Less than an hour after he reached Lewistown, the stranger found himself at the Saturday Kiwanis Club Ladies’ Night Dance. Here is what he saw: A large room in a graceful century-old hotel. Many tables, a dance floor, a bar off to the side, a raised platform for the band which played instrumental Dixieland versions of “Sweet Gypsy Rose” and “Tie a Yellow Ribbon,” several hundred clean, well-dressed, apparently sober persons engaged in an inspired “Home on the Range” sing-along.
Initially, the stranger seriously considered the proposition that he had stepped into a time warp and was now locked into some late 1950 television serial. That distinguished fellow over there in the pin-striped suit, wasn’t he Mr. Honeywell from My Little Margie? That happy sober couple — the good dancers — he knew them. They lived in a white two-story home with a gabled roof and had two kids named David and Ricky who were forever bursting through the door shouting. “Hi Mom, Hi Dad.” The hearty fellow in his early 60s at the far end of the bar, he was an announcer for the Jack Benny show.
The stranger ordered a double Jack Daniel’s over ice, drank it quickly and had another. Thus fortified, he began work. To the single gentleman to his right, he explained that he was an out-of-town writer looking to assess the political mood in this All American city. The gentleman, the manager of the town’s largest discount store, explained that he was a Democrat and would be pleased to have his opinion recorded. He said:
“I think this country came as close to a police state as it ever has with Ehrlichman and Haldeman. Nixon — should I be blunt? — I think he’s a fucking crook. I’m sorry about the language, but look at those transcripts and tell me he didn’t know about the cover-up before he says he did. The best thing for this country would be to put him away. And I say, thank God for our free press.”
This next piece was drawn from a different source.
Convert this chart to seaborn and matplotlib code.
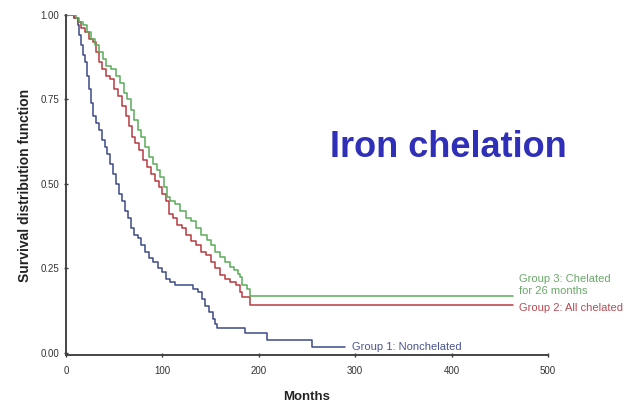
import matplotlib
matplotlib.use("Agg")
import matplotlib.pyplot as plt
import seaborn as sns
import pandas as pd

# Kaplan-Meier step points (months, survival probability)
g1_months = [0, 8, 12, 14, 16, 18, 20, 22, 24, 26, 28, 31, 34, 37, 40, 43, 46, 49, 52, 55,
             58, 61, 64, 67, 71, 75, 78, 82, 86, 90, 95, 100, 104, 108, 113, 132, 137, 141,
             144, 148, 152, 155, 157, 186, 208, 255, 289]
g1_surv = [1.00, 0.99, 0.97, 0.94, 0.91, 0.88, 0.86, 0.82, 0.78, 0.74, 0.70, 0.68, 0.66, 0.63,
           0.61, 0.59, 0.56, 0.53, 0.50, 0.47, 0.45, 0.42, 0.40, 0.37, 0.35, 0.34, 0.32, 0.30,
           0.28, 0.27, 0.25, 0.24, 0.22, 0.21, 0.20, 0.19, 0.18, 0.16, 0.14, 0.12, 0.10, 0.085,
           0.074, 0.059, 0.039, 0.018, 0.018]

g2_months = [0, 8, 12, 16, 20, 24, 28, 31, 34, 37, 42, 46, 50, 54, 58, 62, 65, 68, 72, 76,
             80, 84, 88, 92, 96, 100, 104, 107, 111, 115, 120, 125, 130, 135, 140, 145, 150,
             155, 160, 165, 170, 176, 180, 183, 191, 464]
g2_surv = [1.00, 0.99, 0.98, 0.96, 0.95, 0.93, 0.92, 0.89, 0.86, 0.84, 0.82, 0.81, 0.78, 0.76,
           0.73, 0.70, 0.67, 0.64, 0.62, 0.60, 0.57, 0.55, 0.53, 0.51, 0.49, 0.47, 0.45, 0.41,
           0.40, 0.38, 0.37, 0.35, 0.33, 0.32, 0.30, 0.29, 0.27, 0.25, 0.23, 0.22, 0.21, 0.20,
           0.18, 0.165, 0.142, 0.142]

g3_months = [0, 10, 14, 18, 22, 26, 30, 34, 38, 42, 47, 52, 56, 60, 63, 67, 71, 75, 78, 82,
             86, 90, 94, 98, 102, 105, 108, 113, 118, 124, 130, 135, 140, 146, 150, 155, 160,
             165, 170, 174, 178, 181, 183, 188, 191, 464]
g3_surv = [1.00, 0.99, 0.98, 0.97, 0.95, 0.93, 0.91, 0.89, 0.87, 0.85, 0.84, 0.82, 0.80, 0.77,
           0.75, 0.72, 0.69, 0.66, 0.64, 0.61, 0.58, 0.56, 0.54, 0.52, 0.49, 0.46, 0.45, 0.44,
           0.42, 0.40, 0.39, 0.37, 0.35, 0.335, 0.32, 0.30, 0.285, 0.27, 0.255, 0.245, 0.235,
           0.225, 0.20, 0.19, 0.169, 0.169]

group_names = ["Group 1: Nonchelated", "Group 2: All chelated", "Group 3: Chelated for 26 months"]
group_colors = ["#3d4a86", "#b83a40", "#5aac5a"]
x_ticks = [0, 100, 200, 300, 400, 500]
y_ticks = [0.00, 0.25, 0.50, 0.75, 1.00]

frames = []
for name, m, s in zip(group_names, [g1_months, g2_months, g3_months], [g1_surv, g2_surv, g3_surv]):
    frames.append(pd.DataFrame({"Months": m, "Survival": s, "Group": name}))
df = pd.concat(frames, ignore_index=True)

sns.set_style("ticks")
plt.rcParams["font.family"] = ["Liberation Sans", "DejaVu Sans"]

fig = plt.figure(figsize=(6.26, 4.03), dpi=100)
ax = fig.add_axes([0.1054, 0.119, 0.770, 0.844])

sns.lineplot(data=df, x="Months", y="Survival", hue="Group", hue_order=group_names,
             palette=group_colors, estimator=None, drawstyle="steps-post",
             linewidth=1.1, legend=False, ax=ax)

ax.set_xlim(0, 500)
ax.set_ylim(-0.006, 1.0)
ax.set_xticks(x_ticks)
ax.set_xticklabels([str(t) for t in x_ticks])
ax.set_yticks(y_ticks)
ax.set_yticklabels([f"{t:.2f}" for t in y_ticks])
ax.tick_params(axis="both", labelsize=7, length=3.5, width=1.0, colors="#333333",
               direction="inout")
ax.tick_params(axis="x", pad=6)
ax.tick_params(axis="y", pad=3)
for side in ("top", "right"):
    ax.spines[side].set_visible(False)
for side in ("left", "bottom"):
    ax.spines[side].set_linewidth(1.4)
    ax.spines[side].set_color("#444444")

ax.set_xlabel("Months", fontsize=9.5, fontweight="bold", color="#222222", labelpad=11)
ax.set_ylabel("Survival distribution function", fontsize=10, fontweight="bold",
              color="#222222", labelpad=6)

# curve end labels
ax.text(470, 0.200, "Group 3: Chelated\nfor 26 months", color="#6aa86a", fontsize=8.0,
        va="center", ha="left", linespacing=1.25, clip_on=False)
ax.text(470, 0.134, "Group 2: All chelated", color="#b84a52", fontsize=8.0,
        va="center", ha="left", clip_on=False)
ax.text(297, 0.018, "Group 1: Nonchelated", color="#4a5590", fontsize=8.0,
        va="center", ha="left", clip_on=False)

fig.text(0.527, 0.635, "Iron chelation", color="#2f2fb8", fontsize=26, fontweight="bold",
         ha="left", va="center")

fig.savefig("out.png", dpi=100)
This, the stranger reflected, was not precisely what he had expected to hear. “How many people here share that opinion?” he asked.
“How would I know that?”
“But don’t you know some people who support the president down the line?”
“Ah, some hard-core Republicans. Maybe.” The discount store manager’s voice suggested that he felt such people were moral cretins. He looked down the bar and waved to Jack Benny’s announcer. “Hey, Bill, c’mere a minute.”
As it happened, Bill had never worked for Jack Benny at all, but was a mortician, indeed the fourth generation of Lewistown morticians. He was a life-long Republican and he drank white wine over ice.
“Listen Bill,” the store manager said, “this fellow is doing an article. Are you still with Nixon?”
“Well, I think…” The mortician shrugged helplessly. “I think that the transcripts show that Dean may not have told all the truth.”
“C’mon,” the store manager insisted, “Nixon’s a crook.”
“I don’t know about that. Maybe he is. I’ll tell you what I really resent about all this though. It’s the effect on the kids.”
“Do you think,” the stranger interjected, “that Nixon is the kind of man who can inspire the kids?”
The mortician looked pained. “No,” he said, as if the word hurt him.
The discussion continued through several more drinks, all of which the mortician bought over the stranger’s protests. Sometime toward 2:00 AM, it occurred to the stranger that he was doing a double Jack to each of the mortician’s glasses of wine, and that this was not an entirely good idea. He excused himself and wandered off to his motel in a stupor.
The next morning, Sunday, he was up at the crack of noon, the stranger was. The immediate plan was to find coffee. Maybe aspirin.
Lewistown is laid out along a wide meandering swath of the Juniata river. A wide, high-banked, newly built highway separates the town from the river. Main Street parallels the river. At the far south end is the exclusive South Hills district or Pill Hill, so called for the high density of, doctors. There one can see large comfortable homes, circular graveled driveways, a collie on the lawn, a Mercedes or two, but mostly Toronados and Ford Squire station wagons.
Down on Main, barefoot kids were Huckleberry Finn-ing it down to the river with fishing poles. The street is lined, for the most part, with white frame homes in the $30,000 to $40,000 range. The entire ten-county ninth congressional district has a median family income of $8124, but Lewistown’s families seem to make considerably more than that.
Further up Main, past the high school, there is a low-lying, flood-prone area along the Juniata tributary of Kish Creek. Here there are older buildings, soot-stained and uncared for… and yet, this wasn’t real poverty, in the same way South Hill wasn’t real wealth. There are few great extremes in Lewistown.
Main leads into Monument Square, so named for the great columnar bird-stained sculpture that fronts the city hall and commemorates Pennsylvania’s volunteers to the Civil War. Off Monument Square there is a bright wide expanse of newly laid pavement and sidewalk sporting an urban development project consisting of a single-story savings and loan building, a ladies’ apparel shop and a shoe store. Around the corner on Third Street, there is a long row of churches. Several dozen of them are scattered about this steeple-ridden town. A quick check of the phone book shows 43 listings for churches and only 18 for bars or taverns. Such things say much about a town.